The Louisville crowd had gathered to decry the death of Taylor, who was fatally shot by Louisville police during a raid at her home in the early-morning hours of March 13.

She was home with her boyfriend, and the two thought their apartment was being broken into when the boyfriend fired at police after calling 911, the family said in a lawsuit. Neither had any criminal history or history with drugs and no drugs were found, the suit says. The FBI is investigating.

But Thursday's protest erupted as crowds gathered across the nation to call for action in the death of George Floyd, a 46-year-old black man who died Monday after a white Minnesota police officer placed his knee over his neck. In Minneapolis, a police precinct caught fire Thursday night during protests there.

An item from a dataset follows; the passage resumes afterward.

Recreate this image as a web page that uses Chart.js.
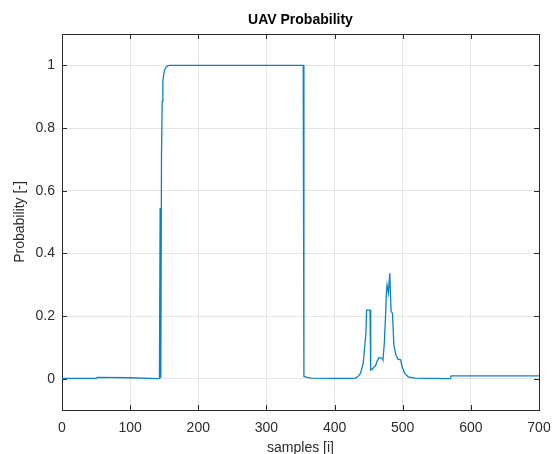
<!DOCTYPE html>
<html>
<head>
<meta charset="utf-8">
<script src="https://cdn.jsdelivr.net/npm/chart.js@4/dist/chart.umd.min.js"></script>
<style>
  html, body { margin: 0; padding: 0; background: #fff; }
  #wrap { width: 554px; height: 454px; position: relative; }
</style>
</head>
<body>
<div id="wrap"><canvas id="c" width="554" height="454"></canvas></div>
<script>
// Detection probability per sample index
const samples = [
  0, 50, 52, 99, 141, 143, 144, 145, 146, 147, 148, 150, 152, 155, 158,
  354, 355, 360, 366, 400, 427, 430, 434, 438, 442, 444, 446, 447, 452, 453,
  456, 458, 460, 462, 465, 470, 471, 473, 475, 476, 477, 479, 481, 482, 483,
  485, 487, 490, 493, 497, 499, 503, 508, 518, 535, 570, 571, 700
];
const probability = [
  0.001, 0.001, 0.004, 0.003, 0.000, 0.001, 0.545, 0.002, 0.710, 0.885, 0.950, 0.980, 0.993, 0.998, 1.000,
  1.000, 0.007, 0.004, 0.002, 0.001, 0.001, 0.002, 0.006, 0.017, 0.049, 0.097, 0.145, 0.219, 0.219, 0.028,
  0.031, 0.038, 0.040, 0.054, 0.067, 0.065, 0.060, 0.113, 0.209, 0.273, 0.299, 0.273, 0.336, 0.273, 0.214,
  0.209, 0.108, 0.076, 0.062, 0.060, 0.038, 0.017, 0.006, 0.002, 0.001, 0.000, 0.009, 0.009
];
const xTicks = [0, 100, 200, 300, 400, 500, 600, 700];
const yTicks = [0, 0.2, 0.4, 0.6, 0.8, 1];

const titleText = 'UAV Probability';
const xLabel = 'samples [i]';
const yLabel = 'Probability [-]';

const axisColor = '#2b2b2b';
const gridColor = '#e4e4e4';
const fontFamily = '"Liberation Sans", Arial, Helvetica, sans-serif';

// Box around the axes, inward tick marks on all four sides, and the title
const axesBox = {
  id: 'axesBox',
  beforeDatasetsDraw(chart) {
    const { ctx, chartArea: a, scales } = chart;
    const tl = 5;
    ctx.save();
    ctx.strokeStyle = axisColor;
    ctx.lineWidth = 1;
    ctx.beginPath();
    scales.x.ticks.forEach(t => {
      const px = Math.round(scales.x.getPixelForValue(t.value)) + 0.5;
      ctx.moveTo(px, a.bottom); ctx.lineTo(px, a.bottom - tl);
      ctx.moveTo(px, a.top); ctx.lineTo(px, a.top + tl);
    });
    scales.y.ticks.forEach(t => {
      const py = Math.round(scales.y.getPixelForValue(t.value)) + 0.5;
      ctx.moveTo(a.left, py); ctx.lineTo(a.left + tl, py);
      ctx.moveTo(a.right, py); ctx.lineTo(a.right - tl, py);
    });
    ctx.stroke();
    ctx.strokeRect(Math.round(a.left) + 0.5, Math.round(a.top) + 0.5,
                   Math.round(a.right - a.left), Math.round(a.bottom - a.top));
    ctx.restore();
  },
  afterDraw(chart) {
    const { ctx, chartArea: a } = chart;
    ctx.save();
    ctx.fillStyle = '#000';
    ctx.font = 'bold 14px ' + fontFamily;
    ctx.textAlign = 'center';
    ctx.textBaseline = 'middle';
    ctx.fillText(titleText, (a.left + a.right) / 2, 20);
    ctx.restore();
  }
};

new Chart(document.getElementById('c'), {
  type: 'line',
  data: {
    datasets: [{
      data: samples.map((s, i) => ({ x: s, y: probability[i] })),
      borderColor: '#0a82c8',
      borderWidth: 1.3,
      pointRadius: 0,
      tension: 0,
      fill: false
    }]
  },
  options: {
    responsive: false,
    animation: false,
    events: [],
    layout: { padding: { top: 34, right: 15, bottom: 0, left: 0 } },
    plugins: {
      legend: { display: false },
      title: { display: false },
      tooltip: { enabled: false }
    },
    scales: {
      x: {
        type: 'linear',
        min: 0,
        max: 700,
        afterBuildTicks: s => { s.ticks = xTicks.map(v => ({ value: v })); },
        afterFit: s => { s.height = 44; s.paddingLeft = 0; s.paddingRight = 0; },
        ticks: {
          autoSkip: false, maxRotation: 0, padding: 10,
          color: axisColor,
          font: { family: fontFamily, size: 14 },
          callback: v => String(v)
        },
        grid: { color: gridColor, drawTicks: false },
        border: { display: false },
        title: {
          display: true, text: xLabel, color: axisColor,
          font: { family: fontFamily, size: 14 },
          padding: { top: 0, bottom: -3 }
        }
      },
      y: {
        type: 'linear',
        min: -0.1,
        max: 1.1,
        afterBuildTicks: s => { s.ticks = yTicks.map(v => ({ value: v })); },
        afterFit: s => { s.width = 62; s.paddingTop = 0; s.paddingBottom = 0; },
        ticks: {
          padding: 7,
          color: axisColor,
          font: { family: fontFamily, size: 14 },
          callback: v => String(v)
        },
        grid: { color: gridColor, drawTicks: false },
        border: { display: false },
        title: {
          display: true, text: yLabel, color: axisColor,
          font: { family: fontFamily, size: 14 },
          padding: { top: 12, bottom: 0 }
        }
      }
    }
  },
  plugins: [axesBox]
});
</script>
</body>
</html>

In Louisville Thursday, several hundred protesters converged on downtown Louisville for several hours, NBC affiliate WAVE reported.

Bernard Bradberry, 44, came to the protest with his son A.J., and they said they wanted justice, the Louisville Courier-Journal newspaper reported.

Bradberry called what he and others see as a lack of police accountability "a slap in the face," the newspaper reported. "It’s like, do they even feel sorry for what they’ve done?" he asked.

At one point in the night, crowds were seen facing off against officers with batons and in riot gear.

One officer was seen firing what appeared to be a paintball gun. Those are sometimes used to shoot "pepper balls" but it was not clear what was used, although people in the crowd behaved as though there was an irritant in the air, video showed.

People in the crowd used tables as shields and chanted "Whose streets? Our streets!" according to video from the scene.

Fischer, the mayor, tweeted a video from Taylor's family late Thursday in which the woman in the video called for peace.

"Louisville, thank you so much for saying Breonna's name tonight," the woman says. "We are not going to stop until we get justice. But we should stop tonight before people get hurt. Please go home, be safe, and be ready to keep fighting."

Washington, the police spokesman, said that there have been some arrests related to the protest, but he did not know how many early Friday and said more information would be available later in the day.

Fischer in the video statement said that "my thanks go to the police officers who despite risks to themselves got aid to those injured" in the shooting.

"I feel the community's frustration, the anger, the fear — but tonight's violence and destruction is not the way to solve it," he said. "Breonna's death was a terrible tragedy, but as Breonna's family said tonight, answering violence with violence is not the answer."

CORRECTION (May 29, 2020, 4:20 a.m. ET): An earlier version of this article misspelled the mayor's last name. He is Greg Fischer, not Fisher.